Wallace, William (1768-1843), mathematician, was born on 23 September 1768 at Dysart, Fife, the eldest son of Alexander Wallace, a leather manufacturer, and his wife, Janet Simson. He received an inadequate school education, but was instructed in arithmetic by his father. In 1784 his family moved to Edinburgh where he was apprenticed to a bookbinder. Here, by his own industry, he mastered geometry, fluxions, and astronomy. In 1788 he attended John Robison's lectures on natural philosophy. Robison introduced him to John Playfair, who assisted him and who remained his patron thereafter. Subsequently he exchanged his occupation for that of a warehouseman in a printing office, and also took on work as a private tutor, learning Latin and French so that he could study continental mathematics.

In 1794, after briefly working as a bookseller's shopman, Wallace was appointed mathematical teacher in Perth Academy on Playfair's recommendation. In the same year he married. In 1796 he submitted his first paper (on geometrical porisms) to the Transactions of the Royal Society of Edinburgh, and wrote the article 'Porism' for the third edition of the Encyclopaedia Britannica (1801). His next paper, submitted to the Royal Society of Edinburgh in 1802, concerned the application of an ingenious method for the rectification of the ellipse to a problem of physical astronomy. This paper established Wallace's reputation as a mathematician, although it later emerged that his method had been anticipated by A. M. Legendre (1752-1833), in a memoir of 1794. This induced Wallace to publish a translation of Legendre's memoir in Leybourn's Mathematical Repository (1809 and 1814).

In 1803, following his patron's advice, Wallace applied for the office of mathematical master in the Royal Military College at Marlow (later at Sandhurst), a post obtained after hard competition.
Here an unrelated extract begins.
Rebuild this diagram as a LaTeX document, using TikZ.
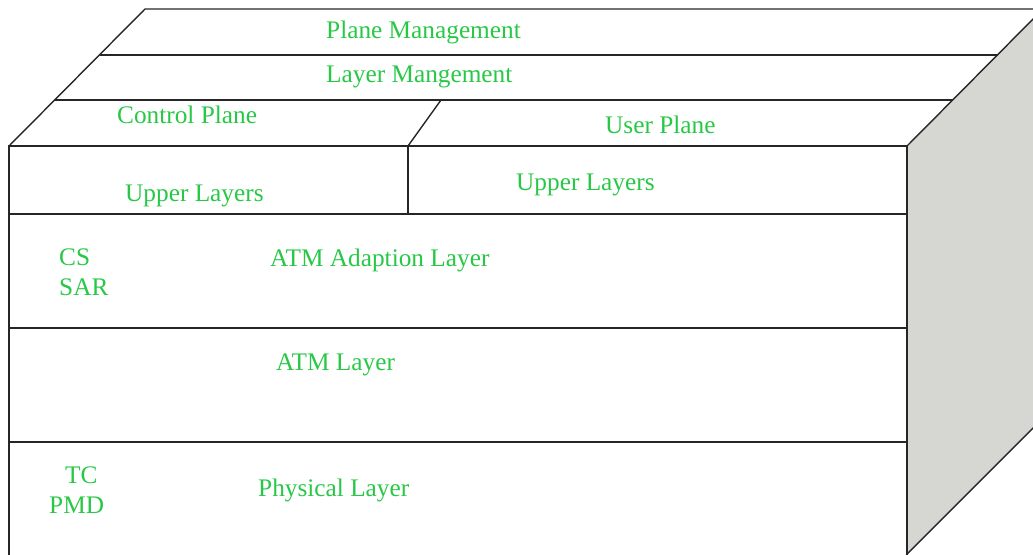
\documentclass[tikz,border=0pt]{standalone}
\usepackage{fontspec}
\setmainfont{Liberation Serif}
\definecolor{lbl}{RGB}{40,200,70}
\definecolor{side}{RGB}{214,214,211}
\begin{document}
\begin{tikzpicture}[x=1pt,y=-1pt,
  edge/.style={draw=black!85, line width=1.4pt},
  lbl/.style={text=lbl, font=\fontsize{25.3}{29}\selectfont, inner sep=0pt, anchor=base west}]
\useasboundingbox (0,0) rectangle (1033,554);
\begin{scope}
\clip (0,0) rectangle (1033,554);
% right side face
\fill[side] (907,146) -- (1040,12) -- (1040,421) -- (907,554) -- cycle;
\draw[edge] (907,146) -- (1040,12);
\draw[edge] (907,554) -- (1040,421);
% top face
\draw[edge] (9,146) -- (145,9) -- (1040,9);
\draw[edge] (100,55) -- (998,55);
\draw[edge] (55,100) -- (953,100);
\draw[edge] (441,100) -- (408,146);
% front face
\draw[edge] (9,560) -- (9,146) -- (907,146) -- (907,560);
\draw[edge] (408,146) -- (408,214);
\draw[edge] (9,214) -- (907,214);
\draw[edge] (9,328) -- (907,328);
\draw[edge] (9,442) -- (907,442);
\end{scope}
% labels
\node[lbl] (pm) at (326,38.5) {Plane Management};
\node[lbl] (lm) at (326,82.5) {Layer Mangement};
\node[lbl] (cp) at (117,123) {Control Plane};
\node[lbl] (up) at (605,133) {User Plane};
\node[lbl] (ul1) at (125,201.5) {Upper Layers};
\node[lbl] (ul2) at (516,190.5) {Upper Layers};
\node[lbl] (cs) at (59,265) {CS};
\node[lbl] (sar) at (59,295) {SAR};
\node[lbl] (aal) at (270,266) {ATM Adaption Layer};
\node[lbl] (atm) at (276,370.5) {ATM Layer};
\node[lbl] (tc) at (65,483) {TC};
\node[lbl] (pmd) at (49,513) {PMD};
\node[lbl] (phy) at (258,496.5) {Physical Layer};
\end{tikzpicture}
\end{document}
After he moved there his family increased rapidly, and he had three daughters and a son. In 1804 he was elected a fellow of the Royal Society of Edinburgh. A regular contributor of encyclopaedia articles, he submitted papers of a geometrical nature, incorporating applications to geodesy and astronomy; he also contributed several translations of French memoirs and some geometrical problems to the Mathematical Repository. In 1804, writing as 'Scoticus', he proposed for proof a problem, now known as Wallace's theorem, which states 'if four lines intersect each other to form four triangles by omitting one line in turn, the circumcircles of these triangles have a point in common' (Mathematical Repository, n.s. 1, 1804, 22). Wallace was one of those individuals who realized very early the need for a mathematical renaissance in Britain. A decade before the Cambridge reform in 1816, he and his colleague at Marlow, James Ivory, abandoned the fluxional calculus in their contributions to the Repository. However, Wallace considered his most significant step towards fostering mathematics to be his article 'Fluxions' published in the Edinburgh Encyclopaedia in 1815--the first systematic presentation of the continental calculus in Britain.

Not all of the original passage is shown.